LONDON, England (CNN) -- Prime Minister Tony Blair held a dinner meeting Sunday in London with several European leaders, where they affirmed their support for the U.S.-led war in Afghanistan, according to reports.

The dinner was held to discuss "current events," Blair's office said. Invited to dine with the United Kingdom prime were French President Jacques Chirac; German Chancellor Gerhard Schroeder; Italian Prime Minister Silvio Berlusconi; and Spanish premier Jose Maria Aznar.

Their countries, along with Britain, have offered military support for the war against Osama bin Laden and Afghanistan's Taliban regime.

Officials extended the list include Prime Minister Guy Verhofstadt of Belgium, which holds the European Union presidency. Also included were Javier Solana, the EU's chief of foreign and security policy; Dutch Prime Minister Wim Kok; and French Prime Minister Lionel Jospin.

Blair was expected to brief his guests on his trip to the Middle East last week, which was aimed at shoring up Muslim support for the war against bin Laden and the Taliban, and rekindling the Israeli-Palestinian peace process.

After the meeting, Chirac said the leaders agreed on the need for a solution to the problems in the Middle East. They also expressed support for the military action in Afghanistan, Chirac said.

"We reaffirmed our complete solidarity with the Americans, while being aware that ... military action is not the only way to fight international terrorism and that we must reinforce the means of finding a political solution to the organization of Afghanistan," Chirac told Reuters.

Visit to Washington

Blair is expected to fly Wednesday to Washington for a meeting with President Bush.
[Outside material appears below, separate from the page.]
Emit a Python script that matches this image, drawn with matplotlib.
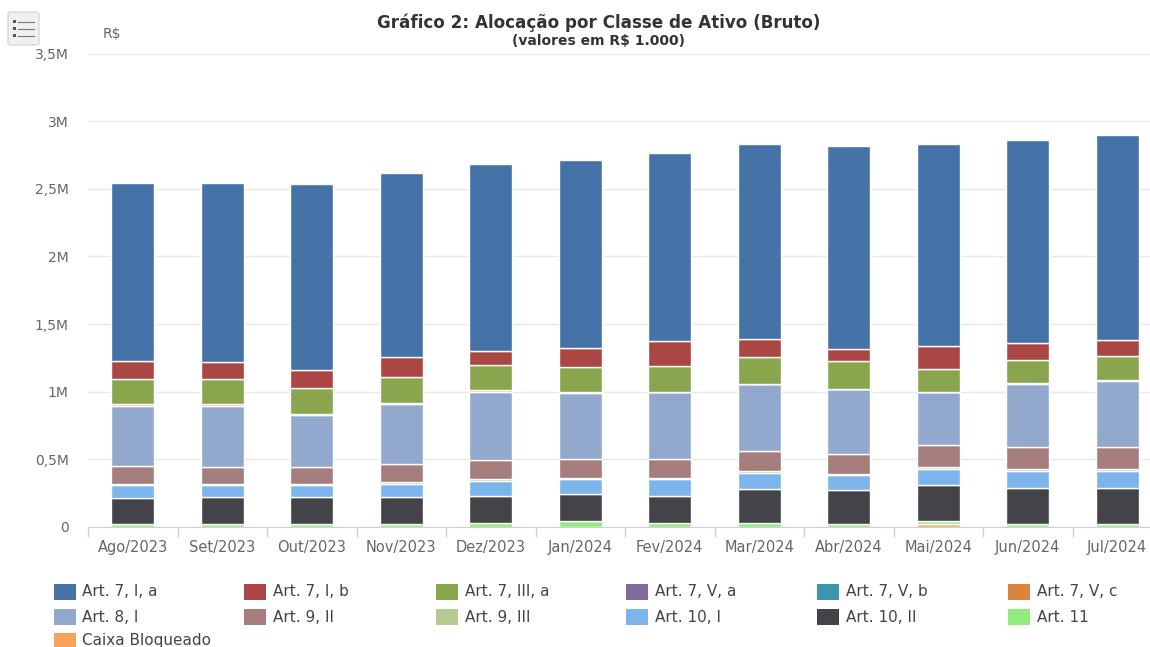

Blair also hoped to meet Spanish Prime Minister Jose Maria Aznar in London later this week, his office said.

On his quick tour of the Middle East, Blair encouraged moderate Muslims to "capture back the ground" from bin Laden and the Taliban, but admitted that a gulf existed between the West and the Muslim world.

Blair also acknowledged that he had only modest hopes of restarting genuine negotiations between Israel and the Palestinians.

"I think this is the possibility," Blair said when he returned from the trip on Thursday. "I wouldn't put it any higher than that -- that we can prepare the ground to move the Middle East peace process forward."

Blair had hoped to meet Israeli Prime Minister Ariel Sharon in London later this month, but Sharon on Saturday canceled a planned trip to Britain and the United States, citing the security situation in Israel.